The required output is the block of lines from the line with "Generate a LaTeX" to the line with "(atas) at (121,185);", endpoints included and pictures omitted.

• **GIVEN DATA**:
-=-=-=-=-
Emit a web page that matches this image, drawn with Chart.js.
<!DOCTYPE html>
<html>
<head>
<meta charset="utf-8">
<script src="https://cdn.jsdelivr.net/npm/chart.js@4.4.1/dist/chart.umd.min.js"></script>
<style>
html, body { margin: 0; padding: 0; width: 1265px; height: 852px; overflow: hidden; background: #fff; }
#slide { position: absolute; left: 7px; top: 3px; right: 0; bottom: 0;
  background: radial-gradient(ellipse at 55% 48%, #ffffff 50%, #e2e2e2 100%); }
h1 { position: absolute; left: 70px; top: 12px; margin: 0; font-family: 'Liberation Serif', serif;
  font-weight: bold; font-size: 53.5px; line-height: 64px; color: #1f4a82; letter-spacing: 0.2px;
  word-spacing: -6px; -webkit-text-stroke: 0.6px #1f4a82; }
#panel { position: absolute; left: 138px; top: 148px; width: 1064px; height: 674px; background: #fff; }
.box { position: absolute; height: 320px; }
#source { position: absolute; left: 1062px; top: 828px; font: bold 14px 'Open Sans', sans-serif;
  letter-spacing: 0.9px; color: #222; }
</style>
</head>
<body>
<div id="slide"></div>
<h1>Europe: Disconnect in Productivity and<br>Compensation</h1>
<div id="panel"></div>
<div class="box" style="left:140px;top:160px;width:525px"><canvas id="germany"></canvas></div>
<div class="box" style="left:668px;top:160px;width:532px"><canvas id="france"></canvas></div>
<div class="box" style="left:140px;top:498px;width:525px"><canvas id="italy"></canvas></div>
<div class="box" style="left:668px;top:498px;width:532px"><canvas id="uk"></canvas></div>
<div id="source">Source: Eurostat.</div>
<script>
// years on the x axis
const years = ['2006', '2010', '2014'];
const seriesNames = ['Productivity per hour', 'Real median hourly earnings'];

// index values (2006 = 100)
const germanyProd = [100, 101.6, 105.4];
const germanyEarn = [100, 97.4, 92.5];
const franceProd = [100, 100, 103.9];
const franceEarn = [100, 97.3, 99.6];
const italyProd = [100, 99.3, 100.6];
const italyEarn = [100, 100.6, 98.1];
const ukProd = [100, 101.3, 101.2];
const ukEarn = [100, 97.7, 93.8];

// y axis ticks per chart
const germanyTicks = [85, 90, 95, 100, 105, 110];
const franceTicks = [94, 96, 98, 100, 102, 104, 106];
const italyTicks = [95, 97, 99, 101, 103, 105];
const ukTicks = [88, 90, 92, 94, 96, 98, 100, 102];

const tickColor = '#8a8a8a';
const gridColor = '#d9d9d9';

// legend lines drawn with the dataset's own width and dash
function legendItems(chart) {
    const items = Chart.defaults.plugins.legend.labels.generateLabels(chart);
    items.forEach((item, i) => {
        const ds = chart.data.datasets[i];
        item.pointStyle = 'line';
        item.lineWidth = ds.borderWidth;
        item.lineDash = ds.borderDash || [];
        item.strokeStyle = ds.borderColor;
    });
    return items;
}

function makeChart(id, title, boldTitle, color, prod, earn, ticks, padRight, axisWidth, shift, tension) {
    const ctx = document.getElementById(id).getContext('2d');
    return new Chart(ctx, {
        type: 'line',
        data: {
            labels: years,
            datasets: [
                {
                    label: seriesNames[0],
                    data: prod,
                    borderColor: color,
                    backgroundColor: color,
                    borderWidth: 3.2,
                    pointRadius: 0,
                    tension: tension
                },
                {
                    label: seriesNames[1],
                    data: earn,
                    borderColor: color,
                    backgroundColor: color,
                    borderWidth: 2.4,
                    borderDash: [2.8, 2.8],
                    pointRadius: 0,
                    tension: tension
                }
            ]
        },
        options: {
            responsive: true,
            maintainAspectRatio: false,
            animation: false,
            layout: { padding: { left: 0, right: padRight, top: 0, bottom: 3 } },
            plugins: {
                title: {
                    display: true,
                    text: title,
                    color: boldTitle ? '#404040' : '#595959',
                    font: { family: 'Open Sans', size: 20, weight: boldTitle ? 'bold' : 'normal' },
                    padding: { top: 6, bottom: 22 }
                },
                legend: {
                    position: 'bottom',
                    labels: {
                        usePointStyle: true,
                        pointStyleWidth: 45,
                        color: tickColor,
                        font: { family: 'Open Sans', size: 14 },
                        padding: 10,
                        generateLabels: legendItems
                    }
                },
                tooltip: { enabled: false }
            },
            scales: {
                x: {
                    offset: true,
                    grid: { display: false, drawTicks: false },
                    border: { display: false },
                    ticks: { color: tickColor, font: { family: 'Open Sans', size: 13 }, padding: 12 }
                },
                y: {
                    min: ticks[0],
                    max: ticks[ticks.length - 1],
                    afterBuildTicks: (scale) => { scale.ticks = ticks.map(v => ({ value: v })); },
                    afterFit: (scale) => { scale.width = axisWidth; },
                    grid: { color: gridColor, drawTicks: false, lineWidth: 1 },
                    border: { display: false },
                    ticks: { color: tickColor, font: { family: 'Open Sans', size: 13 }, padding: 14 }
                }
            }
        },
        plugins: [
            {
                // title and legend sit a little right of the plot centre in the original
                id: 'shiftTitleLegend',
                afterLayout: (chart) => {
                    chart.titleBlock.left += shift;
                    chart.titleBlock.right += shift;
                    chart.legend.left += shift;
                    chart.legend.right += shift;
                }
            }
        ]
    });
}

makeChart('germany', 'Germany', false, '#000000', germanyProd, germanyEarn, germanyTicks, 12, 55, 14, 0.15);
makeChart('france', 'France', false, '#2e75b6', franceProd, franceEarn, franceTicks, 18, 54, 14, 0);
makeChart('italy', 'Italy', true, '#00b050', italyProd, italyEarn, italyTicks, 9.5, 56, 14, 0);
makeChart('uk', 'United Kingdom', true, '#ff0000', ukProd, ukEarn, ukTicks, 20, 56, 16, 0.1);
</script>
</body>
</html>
-=-=-=-=-
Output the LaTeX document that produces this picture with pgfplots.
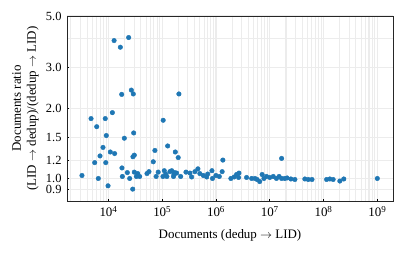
-=-=-=-=-
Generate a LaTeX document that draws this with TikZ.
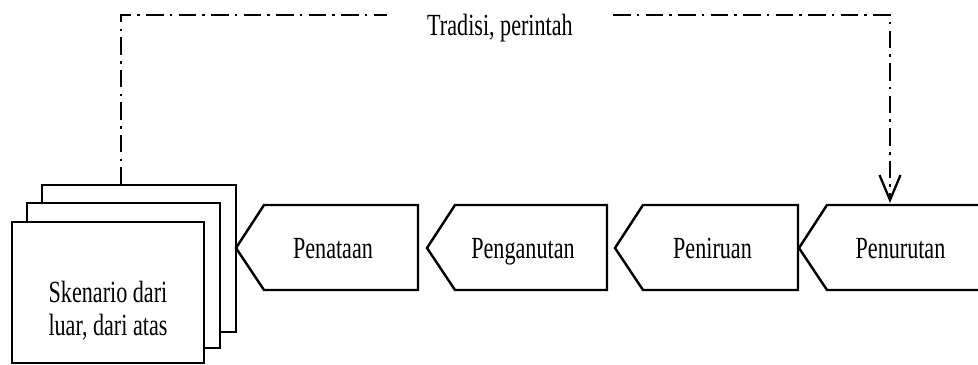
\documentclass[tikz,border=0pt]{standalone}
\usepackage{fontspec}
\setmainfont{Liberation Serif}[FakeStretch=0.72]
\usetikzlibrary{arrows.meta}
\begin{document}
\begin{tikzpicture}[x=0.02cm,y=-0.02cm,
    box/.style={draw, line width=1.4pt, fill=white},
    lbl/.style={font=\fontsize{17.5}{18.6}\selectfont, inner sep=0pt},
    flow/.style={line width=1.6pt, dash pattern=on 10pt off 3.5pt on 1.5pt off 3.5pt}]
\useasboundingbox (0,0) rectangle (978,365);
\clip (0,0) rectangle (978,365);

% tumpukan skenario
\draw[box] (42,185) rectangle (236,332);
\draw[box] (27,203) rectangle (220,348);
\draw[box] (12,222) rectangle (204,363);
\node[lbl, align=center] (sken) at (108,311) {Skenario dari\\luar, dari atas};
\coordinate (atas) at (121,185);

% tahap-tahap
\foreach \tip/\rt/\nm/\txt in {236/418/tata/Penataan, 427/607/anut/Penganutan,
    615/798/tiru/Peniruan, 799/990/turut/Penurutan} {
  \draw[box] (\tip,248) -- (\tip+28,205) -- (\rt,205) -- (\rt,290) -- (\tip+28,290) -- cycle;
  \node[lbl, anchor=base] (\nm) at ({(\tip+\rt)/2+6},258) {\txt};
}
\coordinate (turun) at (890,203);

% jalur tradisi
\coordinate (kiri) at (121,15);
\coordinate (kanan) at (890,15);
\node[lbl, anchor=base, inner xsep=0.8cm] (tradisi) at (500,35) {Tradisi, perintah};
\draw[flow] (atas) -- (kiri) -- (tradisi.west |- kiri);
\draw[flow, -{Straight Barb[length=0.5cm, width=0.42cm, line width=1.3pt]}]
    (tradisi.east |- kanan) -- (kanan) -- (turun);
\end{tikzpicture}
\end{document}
-=-=-=-=-
• **RESULT**:
Generate a LaTeX document that draws this with TikZ.
\documentclass[tikz,border=0pt]{standalone}
\usepackage{fontspec}
\setmainfont{Liberation Serif}[FakeStretch=0.72]
\usetikzlibrary{arrows.meta}
\begin{document}
\begin{tikzpicture}[x=0.02cm,y=-0.02cm,
    box/.style={draw, line width=1.4pt, fill=white},
    lbl/.style={font=\fontsize{17.5}{18.6}\selectfont, inner sep=0pt},
    flow/.style={line width=1.6pt, dash pattern=on 10pt off 3.5pt on 1.5pt off 3.5pt}]
\useasboundingbox (0,0) rectangle (978,365);
\clip (0,0) rectangle (978,365);

% tumpukan skenario
\draw[box] (42,185) rectangle (236,332);
\draw[box] (27,203) rectangle (220,348);
\draw[box] (12,222) rectangle (204,363);
\node[lbl, align=center] (sken) at (108,311) {Skenario dari\\luar, dari atas};
\coordinate (atas) at (121,185);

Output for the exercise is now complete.